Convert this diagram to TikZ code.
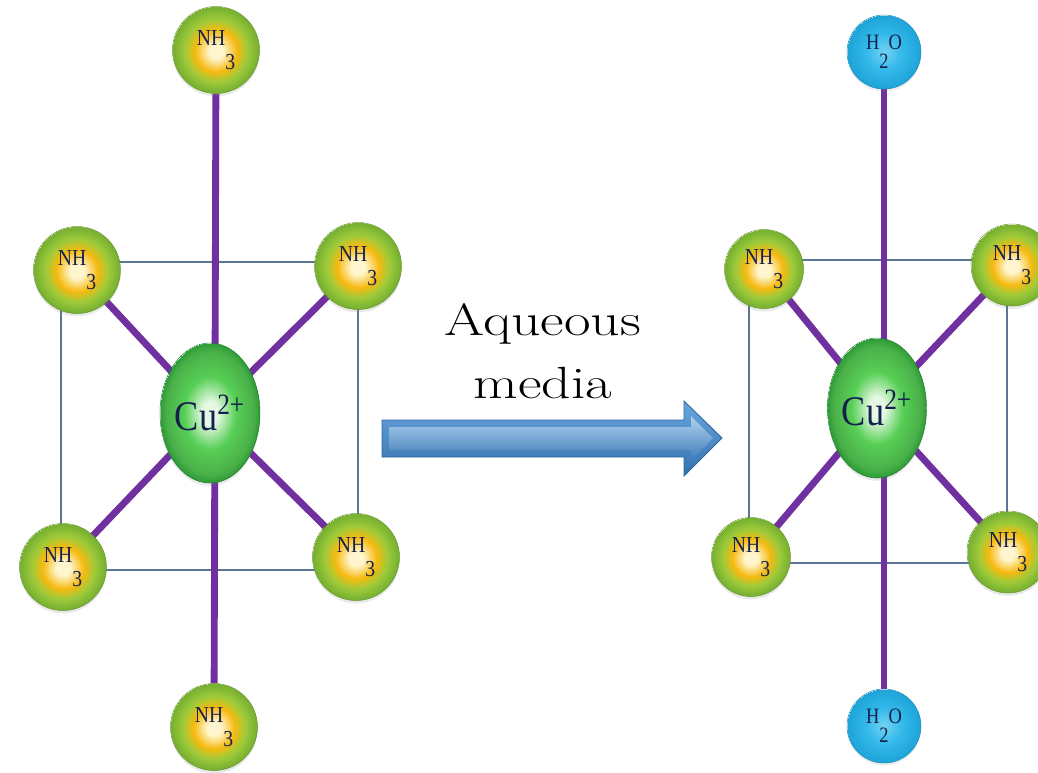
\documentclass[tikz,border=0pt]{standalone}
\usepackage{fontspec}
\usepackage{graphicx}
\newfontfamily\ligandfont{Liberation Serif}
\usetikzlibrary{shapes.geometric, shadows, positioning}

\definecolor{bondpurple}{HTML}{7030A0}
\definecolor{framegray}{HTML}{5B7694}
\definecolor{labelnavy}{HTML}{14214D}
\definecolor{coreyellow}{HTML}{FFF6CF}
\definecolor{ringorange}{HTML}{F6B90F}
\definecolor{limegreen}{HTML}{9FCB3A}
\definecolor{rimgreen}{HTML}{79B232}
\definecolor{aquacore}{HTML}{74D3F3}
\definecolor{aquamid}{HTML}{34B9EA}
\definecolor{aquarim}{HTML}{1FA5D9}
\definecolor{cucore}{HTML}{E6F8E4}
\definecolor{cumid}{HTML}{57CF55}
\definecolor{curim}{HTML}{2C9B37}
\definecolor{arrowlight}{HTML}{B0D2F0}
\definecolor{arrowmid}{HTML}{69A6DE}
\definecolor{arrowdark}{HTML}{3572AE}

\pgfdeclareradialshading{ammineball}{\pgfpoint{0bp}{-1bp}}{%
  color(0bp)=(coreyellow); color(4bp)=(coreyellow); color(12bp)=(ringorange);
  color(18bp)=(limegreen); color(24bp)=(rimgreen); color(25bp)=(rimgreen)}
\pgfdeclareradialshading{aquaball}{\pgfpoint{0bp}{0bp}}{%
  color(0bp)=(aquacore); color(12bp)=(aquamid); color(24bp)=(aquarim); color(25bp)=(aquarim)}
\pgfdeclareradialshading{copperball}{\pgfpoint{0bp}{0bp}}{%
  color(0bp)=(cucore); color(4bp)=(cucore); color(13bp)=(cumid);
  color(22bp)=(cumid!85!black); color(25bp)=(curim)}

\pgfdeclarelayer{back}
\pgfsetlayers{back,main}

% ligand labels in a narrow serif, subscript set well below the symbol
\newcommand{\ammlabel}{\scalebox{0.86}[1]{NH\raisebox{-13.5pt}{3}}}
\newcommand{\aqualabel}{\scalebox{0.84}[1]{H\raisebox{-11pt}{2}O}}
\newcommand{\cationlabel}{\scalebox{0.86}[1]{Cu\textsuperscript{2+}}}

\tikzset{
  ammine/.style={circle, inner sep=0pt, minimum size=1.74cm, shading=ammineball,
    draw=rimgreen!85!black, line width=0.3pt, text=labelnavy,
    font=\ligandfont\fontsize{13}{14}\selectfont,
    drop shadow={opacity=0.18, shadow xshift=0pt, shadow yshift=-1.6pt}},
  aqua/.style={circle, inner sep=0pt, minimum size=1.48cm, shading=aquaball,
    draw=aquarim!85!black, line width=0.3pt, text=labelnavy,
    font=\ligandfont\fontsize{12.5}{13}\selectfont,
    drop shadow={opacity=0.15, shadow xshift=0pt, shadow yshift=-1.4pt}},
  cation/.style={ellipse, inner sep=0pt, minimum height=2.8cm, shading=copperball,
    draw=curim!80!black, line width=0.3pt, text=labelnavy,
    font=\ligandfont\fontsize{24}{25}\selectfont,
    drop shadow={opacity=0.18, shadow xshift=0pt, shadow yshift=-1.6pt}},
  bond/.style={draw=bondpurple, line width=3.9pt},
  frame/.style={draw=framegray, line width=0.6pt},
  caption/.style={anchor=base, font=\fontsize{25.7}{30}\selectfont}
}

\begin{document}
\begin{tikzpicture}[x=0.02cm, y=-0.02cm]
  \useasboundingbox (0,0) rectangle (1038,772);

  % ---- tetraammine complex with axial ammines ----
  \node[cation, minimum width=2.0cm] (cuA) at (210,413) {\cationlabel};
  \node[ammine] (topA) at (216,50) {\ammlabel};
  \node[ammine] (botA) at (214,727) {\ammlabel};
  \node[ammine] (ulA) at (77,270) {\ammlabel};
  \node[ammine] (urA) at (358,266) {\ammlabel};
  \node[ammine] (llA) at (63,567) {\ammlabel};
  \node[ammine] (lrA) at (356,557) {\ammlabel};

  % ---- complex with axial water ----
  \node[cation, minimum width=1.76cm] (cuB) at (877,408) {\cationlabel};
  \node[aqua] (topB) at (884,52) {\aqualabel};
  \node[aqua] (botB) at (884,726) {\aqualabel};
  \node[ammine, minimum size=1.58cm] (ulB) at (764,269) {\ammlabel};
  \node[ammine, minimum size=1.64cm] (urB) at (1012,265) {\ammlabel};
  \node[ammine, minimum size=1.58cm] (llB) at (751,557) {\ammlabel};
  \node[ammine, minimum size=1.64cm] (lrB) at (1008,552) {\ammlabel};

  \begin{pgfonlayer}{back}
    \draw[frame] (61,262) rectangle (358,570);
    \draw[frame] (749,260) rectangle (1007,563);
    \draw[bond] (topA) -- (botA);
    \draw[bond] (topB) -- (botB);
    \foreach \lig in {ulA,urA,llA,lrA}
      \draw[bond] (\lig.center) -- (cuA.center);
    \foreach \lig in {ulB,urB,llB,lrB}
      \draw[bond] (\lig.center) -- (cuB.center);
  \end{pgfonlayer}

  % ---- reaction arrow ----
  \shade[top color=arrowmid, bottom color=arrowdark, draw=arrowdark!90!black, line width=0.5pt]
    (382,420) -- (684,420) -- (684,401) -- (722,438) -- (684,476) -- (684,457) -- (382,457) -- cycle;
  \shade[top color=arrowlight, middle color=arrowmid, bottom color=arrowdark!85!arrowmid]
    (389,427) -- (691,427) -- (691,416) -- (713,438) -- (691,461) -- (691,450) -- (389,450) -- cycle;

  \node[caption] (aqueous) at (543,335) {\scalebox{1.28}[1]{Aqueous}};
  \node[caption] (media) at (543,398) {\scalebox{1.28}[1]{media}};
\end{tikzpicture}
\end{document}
------------
• _Given request_
Reproduce the whole listing word for word, setting aside any pictures.

• _Solution to the exercise_
Convert this diagram to TikZ code.
\documentclass[tikz,border=0pt]{standalone}
\usepackage{fontspec}
\usepackage{graphicx}
\newfontfamily\ligandfont{Liberation Serif}
\usetikzlibrary{shapes.geometric, shadows, positioning}

\definecolor{bondpurple}{HTML}{7030A0}
\definecolor{framegray}{HTML}{5B7694}
\definecolor{labelnavy}{HTML}{14214D}
\definecolor{coreyellow}{HTML}{FFF6CF}
\definecolor{ringorange}{HTML}{F6B90F}
\definecolor{limegreen}{HTML}{9FCB3A}
\definecolor{rimgreen}{HTML}{79B232}
\definecolor{aquacore}{HTML}{74D3F3}
\definecolor{aquamid}{HTML}{34B9EA}
\definecolor{aquarim}{HTML}{1FA5D9}
\definecolor{cucore}{HTML}{E6F8E4}
\definecolor{cumid}{HTML}{57CF55}
\definecolor{curim}{HTML}{2C9B37}
\definecolor{arrowlight}{HTML}{B0D2F0}
\definecolor{arrowmid}{HTML}{69A6DE}
\definecolor{arrowdark}{HTML}{3572AE}

\pgfdeclareradialshading{ammineball}{\pgfpoint{0bp}{-1bp}}{%
  color(0bp)=(coreyellow); color(4bp)=(coreyellow); color(12bp)=(ringorange);
  color(18bp)=(limegreen); color(24bp)=(rimgreen); color(25bp)=(rimgreen)}
\pgfdeclareradialshading{aquaball}{\pgfpoint{0bp}{0bp}}{%
  color(0bp)=(aquacore); color(12bp)=(aquamid); color(24bp)=(aquarim); color(25bp)=(aquarim)}
\pgfdeclareradialshading{copperball}{\pgfpoint{0bp}{0bp}}{%
  color(0bp)=(cucore); color(4bp)=(cucore); color(13bp)=(cumid);
  color(22bp)=(cumid!85!black); color(25bp)=(curim)}

\pgfdeclarelayer{back}
\pgfsetlayers{back,main}

% ligand labels in a narrow serif, subscript set well below the symbol
\newcommand{\ammlabel}{\scalebox{0.86}[1]{NH\raisebox{-13.5pt}{3}}}
\newcommand{\aqualabel}{\scalebox{0.84}[1]{H\raisebox{-11pt}{2}O}}
\newcommand{\cationlabel}{\scalebox{0.86}[1]{Cu\textsuperscript{2+}}}

\tikzset{
  ammine/.style={circle, inner sep=0pt, minimum size=1.74cm, shading=ammineball,
    draw=rimgreen!85!black, line width=0.3pt, text=labelnavy,
    font=\ligandfont\fontsize{13}{14}\selectfont,
    drop shadow={opacity=0.18, shadow xshift=0pt, shadow yshift=-1.6pt}},
  aqua/.style={circle, inner sep=0pt, minimum size=1.48cm, shading=aquaball,
    draw=aquarim!85!black, line width=0.3pt, text=labelnavy,
    font=\ligandfont\fontsize{12.5}{13}\selectfont,
    drop shadow={opacity=0.15, shadow xshift=0pt, shadow yshift=-1.4pt}},
  cation/.style={ellipse, inner sep=0pt, minimum height=2.8cm, shading=copperball,
    draw=curim!80!black, line width=0.3pt, text=labelnavy,
    font=\ligandfont\fontsize{24}{25}\selectfont,
    drop shadow={opacity=0.18, shadow xshift=0pt, shadow yshift=-1.6pt}},
  bond/.style={draw=bondpurple, line width=3.9pt},
  frame/.style={draw=framegray, line width=0.6pt},
  caption/.style={anchor=base, font=\fontsize{25.7}{30}\selectfont}
}

\begin{document}
\begin{tikzpicture}[x=0.02cm, y=-0.02cm]
  \useasboundingbox (0,0) rectangle (1038,772);

  % ---- tetraammine complex with axial ammines ----
  \node[cation, minimum width=2.0cm] (cuA) at (210,413) {\cationlabel};
  \node[ammine] (topA) at (216,50) {\ammlabel};
  \node[ammine] (botA) at (214,727) {\ammlabel};
  \node[ammine] (ulA) at (77,270) {\ammlabel};
  \node[ammine] (urA) at (358,266) {\ammlabel};
  \node[ammine] (llA) at (63,567) {\ammlabel};
  \node[ammine] (lrA) at (356,557) {\ammlabel};

  % ---- complex with axial water ----
  \node[cation, minimum width=1.76cm] (cuB) at (877,408) {\cationlabel};
  \node[aqua] (topB) at (884,52) {\aqualabel};
  \node[aqua] (botB) at (884,726) {\aqualabel};
  \node[ammine, minimum size=1.58cm] (ulB) at (764,269) {\ammlabel};
  \node[ammine, minimum size=1.64cm] (urB) at (1012,265) {\ammlabel};
  \node[ammine, minimum size=1.58cm] (llB) at (751,557) {\ammlabel};
  \node[ammine, minimum size=1.64cm] (lrB) at (1008,552) {\ammlabel};

  \begin{pgfonlayer}{back}
    \draw[frame] (61,262) rectangle (358,570);
    \draw[frame] (749,260) rectangle (1007,563);
    \draw[bond] (topA) -- (botA);
    \draw[bond] (topB) -- (botB);
    \foreach \lig in {ulA,urA,llA,lrA}
      \draw[bond] (\lig.center) -- (cuA.center);
    \foreach \lig in {ulB,urB,llB,lrB}
      \draw[bond] (\lig.center) -- (cuB.center);
  \end{pgfonlayer}

  % ---- reaction arrow ----
  \shade[top color=arrowmid, bottom color=arrowdark, draw=arrowdark!90!black, line width=0.5pt]
    (382,420) -- (684,420) -- (684,401) -- (722,438) -- (684,476) -- (684,457) -- (382,457) -- cycle;
  \shade[top color=arrowlight, middle color=arrowmid, bottom color=arrowdark!85!arrowmid]
    (389,427) -- (691,427) -- (691,416) -- (713,438) -- (691,461) -- (691,450) -- (389,450) -- cycle;

  \node[caption] (aqueous) at (543,335) {\scalebox{1.28}[1]{Aqueous}};
  \node[caption] (media) at (543,398) {\scalebox{1.28}[1]{media}};
\end{tikzpicture}
\end{document}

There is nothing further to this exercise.